I thought to myself, has the Western world finally reached agreement as to what the education of the young should be about?

Sarkozy’s letter to the teachers is long, some 23 pages and 6000 words, and I won’t attempt to summarize it. If you read French you can read it here. Its length probably means that just a few of the teachers, whose politics are probably well to the left of Sarkozy’s, have even read it.

Instead, I’d like to highlight just one point that Sarkozy makes, a true statement, I believe, about education, one that provides the grounds for the 100 year plus and still going conflict among our own endless line of educational reformers, the conflict between two valid but contradictory impulses in regard to what we should stress in the education of our young.

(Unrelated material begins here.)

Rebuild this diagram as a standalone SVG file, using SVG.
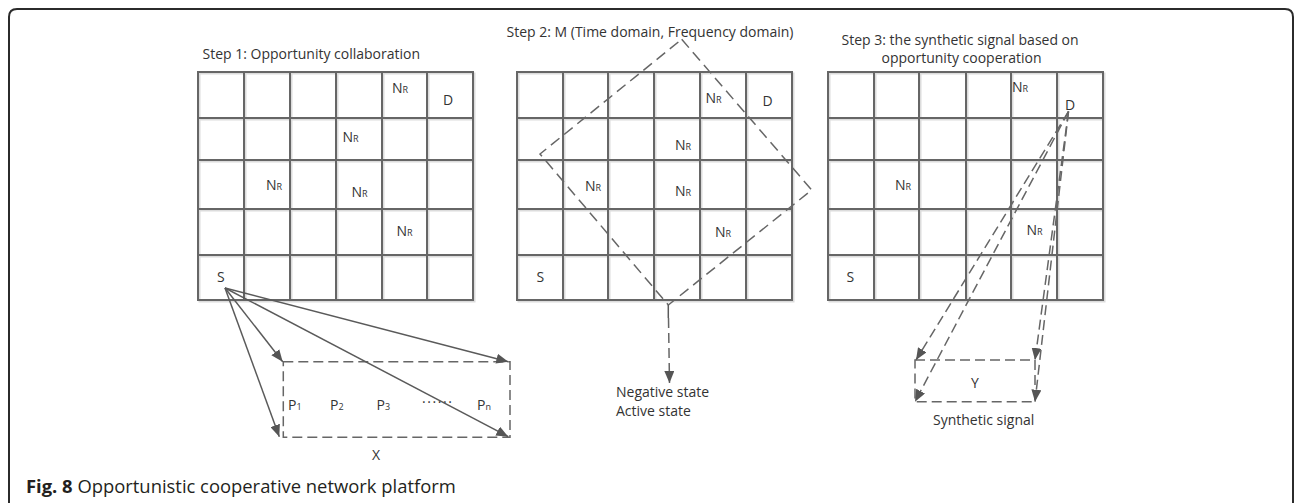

On the one hand we want to enable each child to find his/her own way, realize his/her potential. On the other hand we want to instill in the child, in the always admirable effort to promote and further our own civilization, our own values, our own ideas of what is just, true and beautiful. And there’s the rub, finding the middle ground between the two. The reformers too often go to one side or the other.

Isn’t it obvious that each child has his/her own way of being, thinking, feeling, and that he/she must be given the opportunity of expressing that way, almost whatever it may be? (“Chaque enfant, chaque adolescent a sa manière à lui d’être, de penser, de sentir. Il doit pouvoir l’exprimer.”) But at the same time the same child must take, and make his/her own, a good amount of the extraordinary repository of skills and knowledge that the past has brought right up into the present. (“Mais il doit aussi apprendre.”)

Still today our educational reformers seem to be on one side or the other, the progressive, child centered, or the conservative academic subject matter centered movements. I think of Deborah Meier and Diane Ravitch. (See their “Bridging Differences,” the Blog name implying their finally coming together, which they should, because in fact they’re both right.)

For too long our solutions to the seeming dilemma of what and how we should teach, such as the No Child Left Behind Act of 2001, have favored one side (the child) or the other (the subject matter), and as a result have mostly had little positive effect on the school lives of our children.